Cutting Has Always Been About Force


Every knife works the same way. You press down, the blade meets resistance, and the cut happens through force. The sharper the knife, the less effort required — but the principle does not change.

That limitation shows up quickly in real use. Soft bread compresses before it slices. Tomatoes collapse under pressure. Sticky foods cling to the blade. Even with a sharp edge, cutting often becomes a balance between control and force.

Seattle Ultrasonics approaches that limitation from a different angle. Instead of improving sharpness, it changes the interaction between blade and material.

A Blade That Moves Faster Than You Can Feel


At first glance, the C-200 looks like a standard chef’s knife. The difference is not visible — it is embedded inside the handle.

When activated, the blade vibrates at ultrasonic frequency, exceeding 30,000 movements per second. These movements are too fast to be seen or felt, but they change how the blade behaves.

Instead of pushing through food, the knife reduces the resistance at the contact point. The cut becomes less about pressure and more about motion.

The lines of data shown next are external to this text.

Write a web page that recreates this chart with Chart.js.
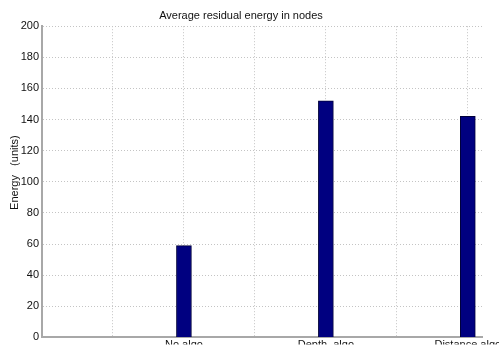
<!DOCTYPE html>
<html>
<head>
<meta charset="utf-8">
<script src="https://cdn.jsdelivr.net/npm/chart.js@4.4.0/dist/chart.umd.min.js"></script>
<style>
  html, body { margin: 0; padding: 0; background: #fff; overflow: hidden; }
  canvas { display: block; }
</style>
</head>
<body>
<canvas id="grafico_energia" width="499" height="347"></canvas>
<script>
// bar positions on the numeric x axis and their names
const categorias = ['No algo', 'Depth  algo', 'Distance algo'];
const posiciones = [2, 4, 6];
const energia = [59, 152, 142];

const fuente = "'Liberation Sans', Arial, sans-serif";
const colorGrid = '#c4c4c4';
const colorEje = '#a8a8a8';

function etiquetaX(valor) {
    let i = posiciones.indexOf(valor);
    return i >= 0 ? categorias[i] : '';
}

let ctx = document.getElementById('grafico_energia').getContext('2d');

new Chart(ctx, {
    type: 'bar',
    data: {
        datasets: [{
            label: 'Energy',
            data: posiciones.map((x, i) => ({ x: x, y: energia[i] })),
            backgroundColor: '#000080',
            borderColor: '#00003a',
            borderWidth: 1,
            barThickness: 15
        }]
    },
    options: {
        responsive: false,
        devicePixelRatio: 1,
        animation: false,
        layout: { padding: { left: 0, right: 17, top: 0, bottom: 0 } },
        plugins: {
            legend: { display: false },
            tooltip: { enabled: false },
            title: {
                display: true,
                text: 'Average residual energy in nodes',
                color: '#111',
                font: { family: fuente, size: 11, weight: 'normal' },
                padding: { top: 9, bottom: 4 }
            }
        },
        scales: {
            x: {
                type: 'linear',
                min: 0,
                max: 6.2,
                offset: false,
                // labels hang below the canvas edge, so keep the axis box tight
                afterFit: function (scale) {
                    scale.height = 7;
                    scale.paddingLeft = 0;
                    scale.paddingRight = 0;
                },
                ticks: {
                    stepSize: 1,
                    includeBounds: false,
                    autoSkip: false,
                    maxRotation: 0,
                    padding: 1,
                    color: '#111',
                    font: { family: fuente, size: 11 },
                    callback: function (valor) { return etiquetaX(valor); }
                },
                grid: { color: colorGrid, lineWidth: 1, drawTicks: false, offset: false },
                border: { display: true, color: colorEje, width: 2, dash: [1, 2] }
            },
            y: {
                min: 0,
                max: 200,
                afterFit: function (scale) {
                    scale.width = 42;
                },
                ticks: {
                    stepSize: 20,
                    padding: 3,
                    color: '#111',
                    font: { family: fuente, size: 11 }
                },
                grid: { color: colorGrid, lineWidth: 1, drawTicks: false },
                border: { display: true, color: colorEje, width: 2, dash: [1, 2] },
                title: {
                    display: true,
                    text: '      Energy   (units)',
                    color: '#111',
                    font: { family: fuente, size: 11 },
                    padding: { top: 8, bottom: 0 }
                }
            }
        }
    }
});
</script>
</body>
</html>
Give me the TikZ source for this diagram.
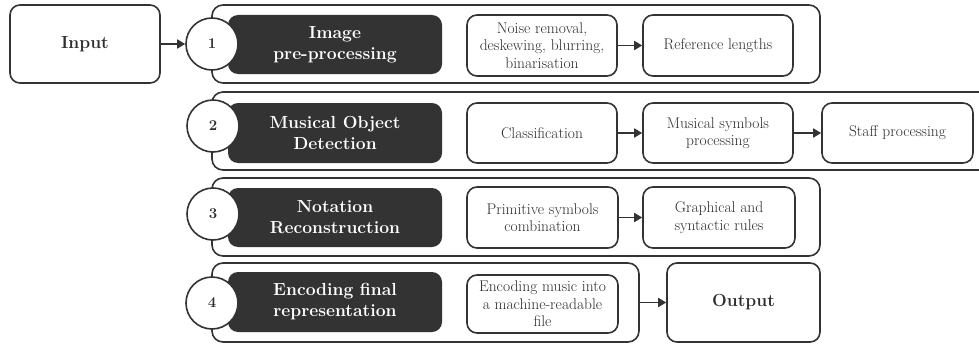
\documentclass[tikz,border=0pt]{standalone}
\usepackage{fontspec}
\usetikzlibrary{arrows.meta}
\definecolor{ink}{HTML}{333333}
\definecolor{txt}{HTML}{2E2E2E}
\begin{document}
\begin{tikzpicture}[x=1pt,y=-1pt,
  box/.style={draw=ink,line width=1.6pt,rounded corners=10pt,fill=white,inner sep=0pt,align=center,text=txt,font=\fontsize{15.5}{17.5}\selectfont},
  bigbox/.style={box,font=\fontsize{17.5}{21}\selectfont\bfseries},
  outer/.style={draw=ink,line width=1.6pt,rounded corners=11pt,inner sep=0pt},
  dark/.style={fill=ink,rounded corners=10pt,inner sep=0pt,align=center,text=white,font=\fontsize{17.5}{21}\selectfont\bfseries},
  num/.style={circle,draw=ink,line width=1.6pt,fill=white,minimum size=52pt,inner sep=0pt,text=txt,font=\fontsize{15}{17}\selectfont\bfseries},
  arr/.style={draw=ink,line width=1.6pt,-{Triangle[length=8pt,width=9pt]}}]
\useasboundingbox[fill=white] (0,0) rectangle (979,345);
% containers
\node[outer,minimum width=608pt,minimum height=78pt] (o1) at (516,44) {};
\node[outer,minimum width=778pt,minimum height=78pt] (o2) at (601,131) {};
\node[outer,minimum width=608pt,minimum height=78pt] (o3) at (516,217) {};
\node[outer,minimum width=427pt,minimum height=79pt] (o4) at (425.5,302.5) {};
% dark boxes
\node[dark,minimum width=214pt,minimum height=59pt] (d1) at (335,44.5) {Image\\pre-processing};
\node[dark,minimum width=214pt,minimum height=60pt] (d2) at (335,133) {Musical Object\\Detection};
\node[dark,minimum width=214pt,minimum height=59pt] (d3) at (335,217.5) {Notation\\Reconstruction};
\node[dark,minimum width=214pt,minimum height=60pt] (d4) at (335,302) {Encoding final\\representation};
% circles
\node[num] (c1) at (212,44) {1};
\node[num] (c2) at (213,126) {2};
\node[num] (c3) at (213,214) {3};
\node[num] (c4) at (212,303) {4};
% input / output
\node[bigbox,minimum width=150pt,minimum height=78pt] (in) at (85,44) {Input};
\node[bigbox,minimum width=153pt,minimum height=79pt] (out) at (743.5,302.5) {Output};
% inner boxes
\node[box,minimum width=150pt,minimum height=61pt] (b11) at (542,45.5) {Noise removal,\\deskewing, blurring,\\binarisation};
\node[box,minimum width=150pt,minimum height=61pt] (b12) at (718,45.5) {Reference lengths};
\node[box,minimum width=150pt,minimum height=60pt] (b21) at (542,133) {Classification};
\node[box,minimum width=150pt,minimum height=60pt] (b22) at (718,133) {Musical symbols\\processing};
\node[box,minimum width=151pt,minimum height=60pt] (b23) at (897.5,133) {Staff processing};
\node[box,minimum width=151pt,minimum height=61pt] (b31) at (542.5,217.5) {Primitive symbols\\combination};
\node[box,minimum width=152pt,minimum height=61pt] (b32) at (719,217.5) {Graphical and\\syntactic rules};
\node[box,minimum width=151pt,minimum height=58pt] (b41) at (542.5,304) {Encoding music into\\a machine-readable\\file};
% arrows
\draw[arr] (in) -- (c1);
\draw[arr] (b11) -- (b12);
\draw[arr] (b21) -- (b22);
\draw[arr] (b22) -- (b23);
\draw[arr] (b31) -- (b32);
\draw[arr] (o4.east |- out.west) -- (out.west);
\end{tikzpicture}
\end{document}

What Actually Changes During a Cut


The effect is subtle but clear once used.

  • The blade passes through soft foods without compressing them first
  • Sticky ingredients are less likely to cling to the surface
  • Cuts appear cleaner, with less tearing or deformation

This is not because the blade is sharper than others. It is because the material in front of the blade is constantly being separated at a microscopic level as the vibration interacts with it.

In practical terms, the knife behaves as if it requires less effort — even though the user is applying the same motion.

The Technology Behind It


Inside the handle, piezoelectric components convert electrical energy into rapid mechanical vibration.

This type of technology has existed for years in industrial cutting systems, where precision and reduced friction are critical. What is different here is the scale.

The system has been condensed into a handheld tool that fits within the form of a standard kitchen knife.

The power draw remains low enough to operate on a rechargeable battery, while the vibration remains stable and consistent throughout use.

Familiar Tool, Different Behavior


Despite the internal complexity, the knife is designed to feel familiar.

  • Standard 8-inch chef’s knife format
  • Conventional grip and balance
  • Usable without power as a normal knife

The only noticeable difference is in how the blade interacts with food when the system is active.

This matters because it does not require users to relearn how to cut. The motion stays the same — the response changes.

A Shift From Sharper to Smarter Tools


For decades, improvements in knives focused on materials, coatings, and edge geometry. Each aimed to make cutting easier by refining the blade itself.

This approach introduces a different variable: motion at the microscopic level.

Instead of asking how sharp a blade can become, it asks how the interaction between blade and material can be altered.